You can talk of these people as being Receptionists, you can talk of them as puppets or opportunists, or simply describe them as family people putting their own first or peasants trying to make ends meet. You can talk of them as civil service, soldiers or police. But what needs to be recognised is that until strategies get beyond these fronts and are directed at those with the power there is going to be little change. Meanwhile we can work within our communities. The church group doing good, trade union activism at the grass roots level, these communal farmers in Kenya, Vandana Shiva’s seed protectors, Community-Supported Agriculture, Horizontalidad and the initiatives that are coming out of Central and South America – Beyond Elections, all of these things are change in progress – not change driven by a common idealistic agenda.
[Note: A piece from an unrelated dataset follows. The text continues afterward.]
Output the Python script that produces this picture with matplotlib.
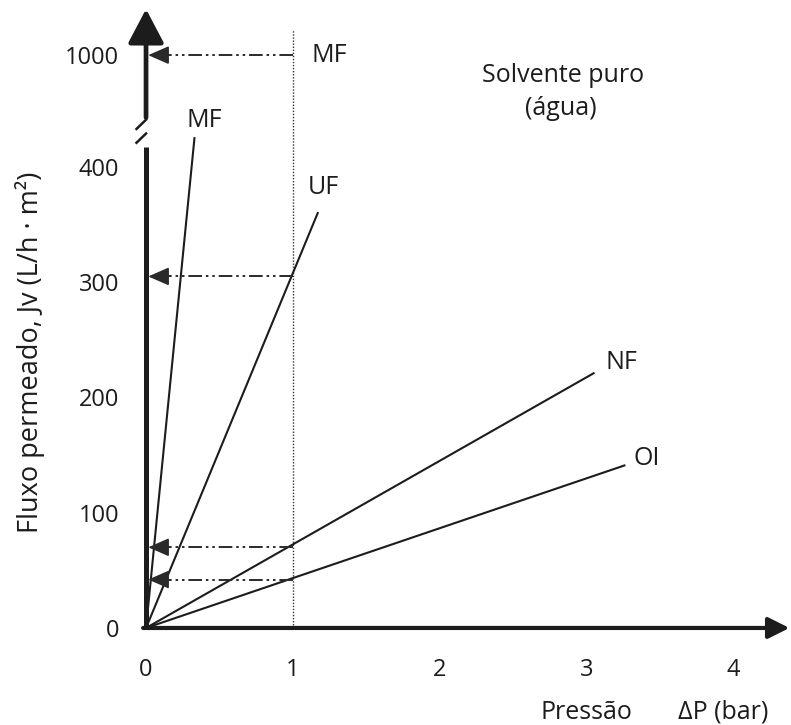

These are people who are compromising with each other to reach consensus, but not compromising with the 1%.

And what is important is that when these people are doing their “thing”, they are happy. Whilst the wage-slaves work for the new car and lose their souls, community activity brings its own soul and happiness. Compromise for consensus, do not compromise with the 1% and do not compromise with your own Path because that is where there is the greatest happiness.